La première série d'Anna Godbersen se voulait une métaphore de la course au conformisme de l'adolescence. Son nouveau projet, lui, a un tout autre thème: les dangers d'une course trop effrénée vers la liberté, qui fait oublier ses racines.

L'écrivaine new-yorkaise se démarque des autres auteures pour adolescentes. Pas de fantastique. Pas de vampires ni de futur menaçant. Mme Godbersen a tout d'abord écrit sur la bourgeoisie new-yorkaise de la fin du XIXe siècle - Rumeurs, Tricheuses, Vénéneuses et Rebelles. Elle s'attaque maintenant aux années folles avec Tout ce qui brille - le deuxième tome de la série, Beautiful Days, vient de paraître en anglais et le troisième, The Lucky Ones, sort en septembre.

«Quand j'étais adolescente, j'étais attirée par les livres qui m'amenaient dans d'autres mondes», explique l'écrivaine de 32 ans, en entrevue téléphonique. «J'ai lu un peu de fantastique. Mais aussi beaucoup de fiction historique, Edith Wharton ou Marion Zimmer Bradley et ses réinterprétations féministes des légendes arthuriennes. J'aimais m'imaginer dans des environnements complètement différents du mien. Très jeune, je me racontais des histoires dans ma tête. J'étais gênée et je me suis rapidement dit que je deviendrais écrivaine.»

Pour peaufiner son approche, Mme Godbersen a suivi des cours d'histoire urbaine durant ses études universitaires à New York. «Je vais souvent à la société historique. Ils ont une tonne de vieux magazines qui sont précieux pour mes descriptions.»

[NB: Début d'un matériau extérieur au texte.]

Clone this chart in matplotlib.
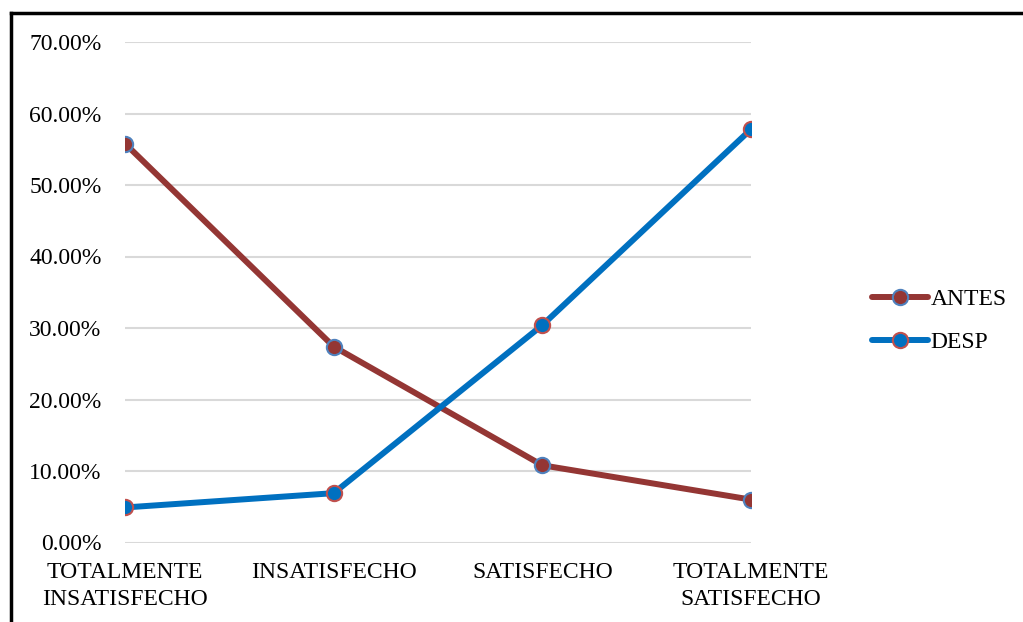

Tout ce qui brille suit deux jeunes femmes du Midwest qui débarquent à New York et se font happer par les feux de la rampe et les promesses des gangsters. On y retrouve la bourgeoisie new-yorkaise avec un troisième personnage, une riche héritière qui se lie d'amitié avec les deux héroïnes. À noter, Albin Michel a malheureusement choisi pour cette deuxième série de ne pas reprendre les couvertures anglophones - le dessin choisi est peu attirant.

«J'ai toujours été attirée par les années 20, dit Mme Godbersen. Une époque où tout était amusant, où il n'y avait pas de limite. Mais je voulais montrer qu'à un certain point, il faut se donner des règles personnelles, un code de conduite. La liberté à tout prix peut mener à énormément de douleur et avoir de sombres conséquences.»

La première série, elle, était une métaphore du high school. «L'Amérique victorienne avait toute une série de règles strictes régissant le comportement social. Le high school est en quelque sorte un miroir de cette époque. On apprend à être un individu dans la société, à vivre avec les pressions du conformisme, avec les conséquences néfastes de la transgression des règles sociales.»

A-t-elle vécu cette pression? «Non, pas du tout. J'ai grandi à Berkeley. Il y avait beaucoup de liberté, même à l'école. Mon père était chauffeur de taxi, mais il lisait énormément, il parlait avec des phrases complètes. Ma mère était peintre.»

Et la tension entre la liberté et les règles personnelles? «Je fais beaucoup de yoga et de méditation. J'ai eu une phase plus sauvage où j'ai largué les amarres. J'ai dû réapprendre à avoir une relation proche avec moi-même, à respecter mes propres besoins et opinions.»

Est-ce un avantage de ne pas faire partie de la vague de livres fantastiques pour adolescentes? «Je ne suis peut-être pas la meilleure écrivaine ni la meilleure penseuse, mais j'aime être la première à parler de ces époques à mes lectrices. J'ai le sentiment de les influencer dans leur vie et dans leurs choix. J'espère que ça va leur donner l'idée que le monde est plus grand que les sentiments qui les habitent en ce moment.»

L'une des héroïnes de jeunesse d'Anna Godbersen est Joan Didion (L'année de la pensée magique), dont l'oeuvre a marqué plusieurs intellectuelles américaines. Récemment, dans le magazine The Atlantic Monthly, la critique Caitlin Flanagan (que certains qualifient d' «anti-féministe» et d'autres de «néo-féministe») a publié un portrait dévastateur de l'oeuvre de Didion, lui reprochant notamment d'être restée accrochée à ses émois de jeune adulte et d'avoir négligé sa fille. Qu'en pense Mme Godbersen? «J'ai été dévastée en lisant l'article de Flanagan. Je ne l'aime pas et j'adore Didion; je me sens proche d'elle quand je la lis. Mais Flanagan a raison: il faut éviter de se regarder trop longtemps le nombril. C'est une leçon qu'on peut tirer de l'oeuvre de Didion. J'espère la garder en tête.»

_________________________________________________________________________

* * *

Tout ce qui brille. Anna Godbersen. Albin Michel, 372 pages.